# Lee Colortran Prestige 2000



## lightguy21 (Dec 8, 2004)

I was just given a Lee Colortran Prestige 2000 and I am looking for any info on it. I cant seem to find any on the net. Can someone help me????


THanks,

Greg


----------



## bdesmond (Dec 8, 2004)

This?

http://www.colortran.com/catalog/ca2000.html


----------



## lightguy21 (Dec 9, 2004)

no but thank you


----------



## digitaltec (Dec 9, 2004)

Lee Colortran Prestige 2000 console which is microprocessor-based, memory control system. 

System features:

Proportioned control of channel levels 
Soft function keys 
Manual override of fade times 
24 overlapping Submasters and 12 Submaster Bump Buttons 
Effects package 
Direct dimmer control 
Dimmer profile 
Channel check 
3.5 inch micro-floppy disk storage of all show data 
Color monitor 
Hand-held remote to activate control of all functions at a location (on stage) away from console 
Magic Sheet / Designer's remote which gives control of the system in a digitizer pad.


----------



## Esoteric (Jan 6, 2009)

Does this mean the Prestige uses VGA monitors?

Mike


----------



## theatretechguy (Jan 7, 2009)

I used one (with the Magic Sheet) back in my college days.

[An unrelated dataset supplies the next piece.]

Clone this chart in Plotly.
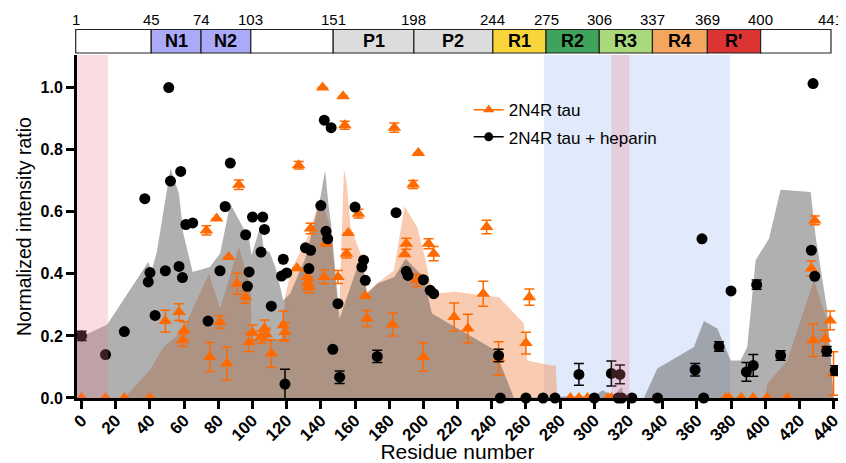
import plotly.graph_objects as go

# ---------------- data ----------------
# 2N4R tau + heparin (black circles)
hep_x = [0, 14, 25, 37, 39, 40, 43, 49, 51, 52, 57, 58, 59, 61, 65, 74, 81, 84, 87,
         96, 97, 98, 100, 105, 106, 107, 111, 117, 118, 119, 120,
         131, 133, 134, 140, 142, 143, 144, 146, 147, 150, 151, 160, 164, 165, 166,
         173, 184, 190, 191, 200, 204, 206, 244, 245, 260, 270, 277,
         291, 300, 310, 315, 314, 316, 322, 337, 359, 363, 364, 373, 380,
         389, 393, 395, 409, 427, 428, 429, 436, 441]
hep_y = [0.200, 0.140, 0.214, 0.642, 0.374, 0.404, 0.266, 0.410, 1.000, 0.699, 0.424, 0.730,
         0.388, 0.559, 0.564, 0.248, 0.410, 0.617, 0.757,
         0.526, 0.360, 0.406, 0.583, 0.470, 0.583, 0.543, 0.296, 0.393, 0.447, 0.045, 0.403,
         0.484, 0.417, 0.476, 0.620, 0.895, 0.537, 0.513, 0.871, 0.157, 0.304, 0.067, 0.615,
         0.422, 0.444, 0.379,
         0.134, 0.597, 0.408, 0.395, 0.381, 0.347, 0.336, 0.137, 0.0, 0.0, 0.0, 0.0,
         0.076, 0.0, 0.079, 0.076, 0.0, 0.0, 0.0, 0.0, 0.091, 0.513, 0.0, 0.166, 0.345,
         0.084, 0.105, 0.365, 0.137, 0.476, 1.013, 0.392, 0.151, 0.089]
hep_err = [0.015, 0, 0, 0, 0, 0, 0, 0, 0, 0, 0, 0, 0, 0, 0, 0, 0, 0, 0,
           0, 0, 0, 0, 0, 0, 0, 0, 0, 0, 0.048, 0,
           0, 0, 0, 0, 0, 0, 0, 0, 0, 0, 0.02, 0, 0, 0, 0,
           0.02, 0, 0, 0, 0, 0, 0, 0.02, 0, 0, 0, 0,
           0.035, 0, 0.04, 0.03, 0, 0, 0, 0, 0.02, 0, 0, 0.015, 0,
           0.03, 0.035, 0.015, 0.015, 0, 0, 0, 0.015, 0.015]

# 2N4R tau (orange triangles)
tau_x = [0, 14, 25, 40, 49, 57, 60, 59, 73, 75, 79, 81, 85, 86,
         92, 91, 96, 98, 100, 105, 107, 108, 111, 118, 119,
         126, 127, 132, 132.5, 133, 134, 141, 142, 143, 150, 153, 154, 155, 156, 162,
         166, 167, 182, 183, 189, 190, 194, 196, 197, 200, 203, 206, 218, 226, 235,
         237, 244, 260, 262,
         277, 286, 291, 296, 308, 310, 377, 379, 386, 393, 401, 413,
         427, 428, 429, 435, 438, 440]
tau_y = [0, 0, 0, 0, 0.248, 0.277, 0.218, 0.186, 0.540, 0.132, 0.578, 0.245, 0.111, 0.454,
         0.687, 0.368, 0.325, 0.180, 0.210, 0.197, 0.224, 0.205, 0.143, 0.234, 0.213,
         0.418, 0.750, 0.390, 0.368, 0.358, 0.546, 1.000, 0.390, 0.497, 0.390, 0.972,
         0.879, 0.465, 0.532, 0.594,
         0.329, 0.256, 0.237, 0.871, 0.463, 0.497, 0.688, 0.379, 0.789, 0.132, 0.497,
         0.465, 0.261, 0.224, 0.336,
         0.551, 0.127, 0.177, 0.325,
         0, 0, 0, 0, 0, 0, 0, 0, 0, 0, 0, 0,
         0.417, 0.186, 0.572, 0.191, 0.250, 0.079]
tau_err = [0, 0, 0, 0, 0.035, 0.027, 0.028, 0.02, 0.015, 0.047, 0, 0.02, 0.053, 0,
           0.015, 0.034, 0.02, 0.03, 0.025, 0.02, 0.027, 0.02, 0.045, 0.046, 0.03,
           0, 0.012, 0.02, 0.02, 0.02, 0.017, 0, 0.022, 0, 0.021, 0, 0.013, 0.014, 0, 0.014,
           0, 0.026, 0.037, 0.015, 0, 0.018, 0.013, 0.02, 0, 0.046, 0.016, 0.023, 0.045,
           0.046, 0.04,
           0.022, 0.054, 0.035, 0.026,
           0, 0, 0, 0, 0, 0, 0, 0, 0, 0, 0, 0,
           0.024, 0.052, 0.014, 0.028, 0.03, 0.07]

# shaded envelopes
tau_area_x = [25, 40, 48, 59, 74.5, 81, 92, 98.9, 99.5, 117.5, 119, 123, 131, 139.8,
              145.7, 150.6, 153.5, 155, 157.4, 163.2, 166.8, 173, 182.7, 189, 196.4,
              201.3, 205.2, 217.9, 244.2, 258.8, 260.8, 274.4, 277.4, 278.3,
              400.2, 401.2, 412.9, 428.5, 436.3, 440]
tau_area_y = [0, 0.09, 0.164, 0.215, 0.40, 0.288, 0.487, 0.358, 0.19, 0.186, 0.325, 0.42,
              0.50, 0.645, 0.55, 0.25, 0.736, 0.70, 0.551, 0.465, 0.34, 0.37, 0.411, 0.618,
              0.551, 0.444, 0.336, 0.342, 0.325, 0.24, 0.121, 0.105, 0.105, 0,
              0, 0.046, 0.121, 0.379, 0.25, 0]

hep_area_x = [-3, 15, 39, 41, 44, 52, 57, 59.5, 65, 75, 81, 87, 98, 99.5, 104.7, 106.7,
              110, 113.5, 118, 122, 131, 139.8, 142.5, 144.5, 146, 151, 164, 167, 173,
              183, 189.6, 200, 205, 242, 253, 278, 290, 300, 305, 311, 316, 317.5, 329,
              336.9, 358.3, 364.1, 372, 379.8, 385.6, 389.5, 394.4, 402.2, 409, 426.6,
              429.5, 436.3, 440.2]
hep_area_y = [0.19, 0.237, 0.438, 0.41, 0.47, 0.739, 0.658, 0.53, 0.406, 0.422, 0.465, 0.626,
              0.513, 0.46, 0.556, 0.476, 0.47, 0.42, 0.315, 0.336, 0.45, 0.648, 0.734, 0.62,
              0.56, 0.256, 0.465, 0.336, 0.368, 0.39, 0.449, 0.39, 0.272, 0.154, 0, 0.005,
              0.005, 0.007, 0.025, 0.006, 0.035, 0, 0,
              0.095, 0.164, 0.248, 0.224, 0.121, 0.121, 0.164, 0.444, 0.513, 0.671, 0.664,
              0.52, 0.283, 0]

# domain map
domain_bounds = [1, 45, 74, 103, 151, 198, 244, 275, 306, 337, 369, 400, 441]
domain_names = ["", "N1", "N2", "", "P1", "P2", "R1", "R2", "R3", "R4", "R'", ""]
domain_colors = ["#FFFFFF", "#AAAAF8", "#AAAAF8", "#FFFFFF", "#DCDCDC", "#DCDCDC",
                 "#F8D53A", "#3FA35C", "#AAD97C", "#F5A65E", "#DC3333", "#FFFFFF"]

x_ticks = list(range(0, 441, 20))
y_ticks = [0.0, 0.2, 0.4, 0.6, 0.8, 1.0]

blue_region = [270.5, 379.5]
pink_regions = [[-3, 15.5], [310, 320.5]]

ORANGE = "#FF6A00"
FONT = "Liberation Sans, Arial, sans-serif"

fig = go.Figure()

fig.add_trace(go.Scatter(x=tau_area_x, y=tau_area_y, mode="lines", fill="tozeroy",
                         line=dict(width=0), fillcolor="rgba(242,140,80,0.45)",
                         showlegend=False, hoverinfo="skip"))
fig.add_trace(go.Scatter(x=hep_area_x, y=hep_area_y, mode="lines", fill="tozeroy",
                         line=dict(width=0), fillcolor="rgba(80,80,80,0.45)",
                         showlegend=False, hoverinfo="skip"))

fig.add_trace(go.Scatter(x=tau_x, y=tau_y, mode="markers", cliponaxis=False,
                         marker=dict(symbol="triangle-up", size=12, color=ORANGE),
                         error_y=dict(type="data", array=tau_err, color=ORANGE,
                                      thickness=1.5, width=5),
                         showlegend=False))
fig.add_trace(go.Scatter(x=hep_x, y=hep_y, mode="markers", cliponaxis=False,
                         marker=dict(symbol="circle", size=11, color="black"),
                         error_y=dict(type="data", array=hep_err, color="black",
                                      thickness=1.5, width=5),
                         showlegend=False))

# legend entries
fig.add_trace(go.Scatter(x=[None], y=[None], mode="lines+markers", name="2N4R tau",
                         legendgroup="a",
                         line=dict(color=ORANGE, width=1.5),
                         marker=dict(symbol="triangle-up", size=10, color=ORANGE)))
fig.add_trace(go.Scatter(x=[None], y=[None], mode="lines+markers",
                         name="2N4R tau + heparin", legendgroup="b",
                         line=dict(color="black", width=1.5),
                         marker=dict(symbol="circle", size=9, color="black")))

shapes = []
shapes.append(dict(type="rect", xref="x", yref="y", x0=blue_region[0], x1=blue_region[1],
                   y0=0, y1=1.2, fillcolor="#E1EAFA", line=dict(width=0), layer="below"))
for p in pink_regions:
    shapes.append(dict(type="rect", xref="x", yref="y", x0=p[0], x1=p[1], y0=0, y1=1.2,
                       fillcolor="rgba(240,120,135,0.25)", line=dict(width=0),
                       layer="above"))

annotations = []
for i in range(len(domain_names)):
    a, b = domain_bounds[i], domain_bounds[i + 1]
    shapes.append(dict(type="rect", xref="x2", yref="y2", x0=a, x1=b, y0=0, y1=1,
                       fillcolor=domain_colors[i], line=dict(color="#222222", width=1.2)))
    if domain_names[i]:
        annotations.append(dict(x=(a + b) / 2, y=0.5, xref="x2", yref="y2",
                                text="<b>%s</b>" % domain_names[i], showarrow=False,
                                font=dict(family=FONT, size=18, color="black")))
for bnd in domain_bounds:
    annotations.append(dict(x=bnd, y=1, xref="x2", yref="y2", yanchor="bottom",
                            yshift=-1, text=str(bnd), showarrow=False,
                            font=dict(family=FONT, size=15, color="black")))

# page body has an 8 px margin: figure is 838 x 455
fig.update_layout(
    width=838, height=455,
    margin=dict(l=67, r=8, t=18, b=65, autoexpand=False),
    paper_bgcolor="white", plot_bgcolor="white",
    shapes=shapes, annotations=annotations,
    font=dict(family=FONT, color="black"),
    showlegend=True,
    legend=dict(x=0.516, y=0.822, xanchor="left", yanchor="top",
                bgcolor="rgba(0,0,0,0)", font=dict(family=FONT, size=17),
                traceorder="grouped", tracegroupgap=2),
    xaxis=dict(domain=[0.0026, 1], range=[-2.7, 442.6], tickvals=x_ticks,
               ticks="outside", ticklen=8, tickwidth=2.5, tickcolor="black",
               showline=True, linewidth=3, linecolor="black", showgrid=False,
               zeroline=False, tickangle=-45, automargin=False,
               ticklabelstandoff=-5,
               tickfont=dict(family=FONT, size=17, color="black", weight="bold"),
               title=dict(text="Residue number", font=dict(family=FONT, size=21),
                          standoff=4),
               anchor="y"),
    yaxis=dict(domain=[0, 0.922], range=[0, 1.105], tickvals=y_ticks, tickformat=".1f",
               ticks="outside", ticklen=8, tickwidth=2.5, tickcolor="black",
               showline=True, linewidth=3, linecolor="black", showgrid=False,
               zeroline=False, automargin=False,
               tickfont=dict(family=FONT, size=16, color="black", weight="bold"),
               title=dict(text="Normalized intensity ratio", font=dict(family=FONT, size=19.5),
                          standoff=4),
               anchor="x"),
    xaxis2=dict(domain=[0, 0.9925], range=[0.592, 441.757], anchor="y2",
                showticklabels=False, ticks="", showline=False, showgrid=False,
                zeroline=False, automargin=False),
    yaxis2=dict(domain=[0.9242, 0.9938], range=[-0.05, 1.05], anchor="x2",
                automargin=False,
                showticklabels=False, showgrid=False, zeroline=False, showline=False),
)

fig.write_html("out.html")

Looking back, I have to laugh at their choice of equipment for their new theatres (this was back in 1992-1996). At the time it was "cutting edge", I suppose. It's a decent board, but I don't think it natively suports DMX 512 (Colortran had its own protocol which predates DMX 512 standards). Perhaps you can get a converter (pricey, costs more than the board is worth) thru Doug Fleenor.


----------



## Esoteric (Jan 7, 2009)

I didn't buy it, but the 3000 is native DMX (two universes).

Mike


----------



## derekleffew (Jan 7, 2009)

_Siegfried & Roy at the Mirage_ opened in Las Vegas in 1989 with a Colortran Prestige 3000. It was one of, I think, six lighting consoles controlling over 3,000 conventionals, plus VariLites, scrollers, DLCs/PAR battens, projection, laser, atmospherics, etc. Subsequently, the Prestige was replaced with a Colortran Gold Medallion, and finally an ETC Obsession II. 

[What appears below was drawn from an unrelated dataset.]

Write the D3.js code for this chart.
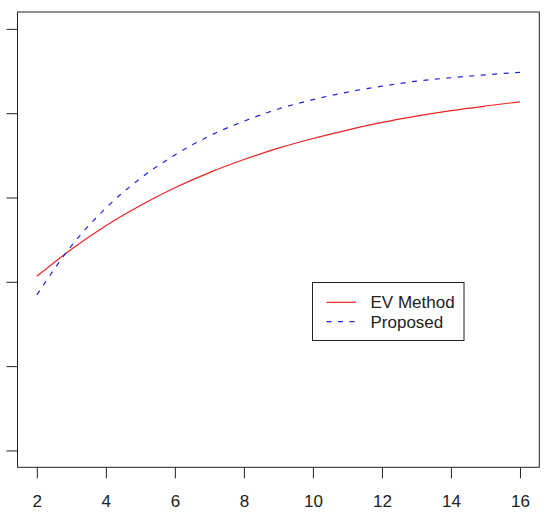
<!DOCTYPE html>
<html>
<head>
<meta charset="utf-8">
<script src="https://cdn.jsdelivr.net/npm/d3@7"></script>
<style>
  body { margin: 0; background: #fff; }
  text { font-family: "Liberation Sans", Arial, sans-serif; }
</style>
</head>
<body>
<div id="chart"></div>
<script>
var xs       = [2, 3, 4, 5, 6, 7, 8, 9, 10, 11, 12, 13, 14, 15, 16];
var evMethod = [0.413, 0.477, 0.533, 0.581, 0.623, 0.659, 0.690, 0.717, 0.740, 0.760, 0.778, 0.793, 0.806, 0.817, 0.827];
var proposed = [0.369, 0.485, 0.575, 0.645, 0.701, 0.746, 0.781, 0.810, 0.832, 0.850, 0.864, 0.876, 0.884, 0.891, 0.897];
var xTicks   = [2, 4, 6, 8, 10, 12, 14, 16];
var yTicks   = [0, 0.2, 0.4, 0.6, 0.8, 1.0];
var seriesNames = ["EV Method", "Proposed"];

function renderPlot() {
    var outerWidth = 544, outerHeight = 512;
    var box = {left: 17.5, right: 539.3, top: 12, bottom: 467.3};

    // R style: 4% padding around the data range
    var x = d3.scaleLinear()
        .domain([2 - 0.56, 16 + 0.56])
        .range([box.left, box.right]);

    var y = d3.scaleLinear()
        .domain([-0.04, 1.04])
        .range([box.bottom, box.top]);

    var svg = d3.select("#chart").append("svg")
        .attr("width", outerWidth)
        .attr("height", outerHeight);

    var xAxis = d3.axisBottom(x)
        .tickValues(xTicks)
        .tickSize(11)
        .tickPadding(16.3)
        .tickFormat(d3.format("d"));

    var yAxis = d3.axisLeft(y)
        .tickValues(yTicks)
        .tickSize(11)
        .tickFormat("");

    var gx = svg.append("g")
        .attr("transform", "translate(0," + box.bottom + ")")
        .call(xAxis);
    gx.select(".domain").remove();
    gx.selectAll("line").attr("stroke", "#222");
    gx.selectAll("text")
        .style("font-size", "17px")
        .attr("fill", "#222")
        .attr("font-family", "Liberation Sans, Arial, sans-serif");

    var gy = svg.append("g")
        .attr("transform", "translate(" + box.left + ",0)")
        .call(yAxis);
    gy.select(".domain").remove();
    gy.selectAll("line").attr("stroke", "#222");

    svg.append("rect")
        .attr("x", box.left)
        .attr("y", box.top)
        .attr("width", box.right - box.left)
        .attr("height", box.bottom - box.top)
        .attr("fill", "none")
        .attr("stroke", "#222")
        .attr("stroke-width", 1);

    var line = d3.line()
        .x(function(d) { return x(d[0]); })
        .y(function(d) { return y(d[1]); })
        .curve(d3.curveMonotoneX);

    svg.append("path")
        .datum(d3.zip(xs, evMethod))
        .attr("d", line)
        .attr("fill", "none")
        .attr("stroke", "#ee2222")
        .attr("stroke-width", 1.2);

    svg.append("path")
        .datum(d3.zip(xs, proposed))
        .attr("d", line)
        .attr("fill", "none")
        .attr("stroke", "#2222dd")
        .attr("stroke-width", 1.2)
        .attr("stroke-dasharray", "5,6.5");

    // legend
    var lg = svg.append("g");
    lg.append("rect")
        .attr("x", 312.5).attr("y", 282.5)
        .attr("width", 151.5).attr("height", 58)
        .attr("fill", "#fff")
        .attr("stroke", "#222");

    var styles = [
        {color: "#ee2222", dash: null},
        {color: "#2222dd", dash: "5,6.5"}
    ];
    seriesNames.forEach(function(name, i) {
        var ly = 302.3 + i * 19.4;
        lg.append("line")
            .attr("x1", 326.5).attr("x2", 356)
            .attr("y1", ly).attr("y2", ly)
            .attr("stroke", styles[i].color)
            .attr("stroke-width", 1.2)
            .attr("stroke-dasharray", styles[i].dash);
        lg.append("text")
            .attr("x", 370.5)
            .attr("y", ly)
            .attr("dy", "0.36em")
            .style("font-size", "17px")
            .attr("fill", "#222")
            .text(name);
    });
}

renderPlot();
</script>
</body>
</html>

Prestiges were all the rage in Chicago in the late 1980s. My only hesitation with using one today would be finding the appropriate monochrome monitor. (Well, that and lack of factory support.)


----------



## Esoteric (Jan 8, 2009)

Yeah, monochome monitors are as hard to find as $2 hookers without STDs. Oh, I loved the Obsession II. I remember when we got ours at the PAC.

Mike


----------



## cdub260 (Jan 8, 2009)

Esoteric said:


> Yeah, monochome monitors are as hard to find as $2 hookers without STDs.



I have one!

Um, monochrome monitor that is.


----------



## church (Jan 8, 2009)

I have the Prestige 4000 it is principally software upgrades from the 2000. It supports DMX up to 400 dimmers/ The monitor is a Hercules type i.e. monochrome but the pin out and pin function is more important because the scan rates on monochrome monitors vary depending on the type but more than one type will work. 

I have the manual for this console send me an email and I can send you a pdf


----------



## derekleffew (Jan 8, 2009)

church said:


> I have the Prestige 4000 ...


I never knew Colortran made a Prestige 4000; I'd be interested in that .pdf as well. Perhaps you could put it on an external site and post the link here?


----------



## church (Jan 8, 2009)

I had a typing error there I meant to say, "mine is a 2000 using version 4.1 of the software"

The version of the software fixes machine code bugs and for anyone that is interested is installed by programming the machine code onto PROM chips and replacing the existing PROM chips on the boards. Version 4.1 was the last version available and has proven reliable.

One thing to note with the earlier versions of this console is it will only work with the HD 3.5 inch disks you can recognise these as they only have one small square hole in the corner instead of the two found on HD DD disks. The disks only hold 722 kBytes intsead of 1.44 Mbyte. A modern disk reader can often be configured to read both type of diskettes but an old disk reader cannot read or write to a 1.44byte disk. The magnetisation field in the head is diffrent so formatting the disk does not solve this problem.


----------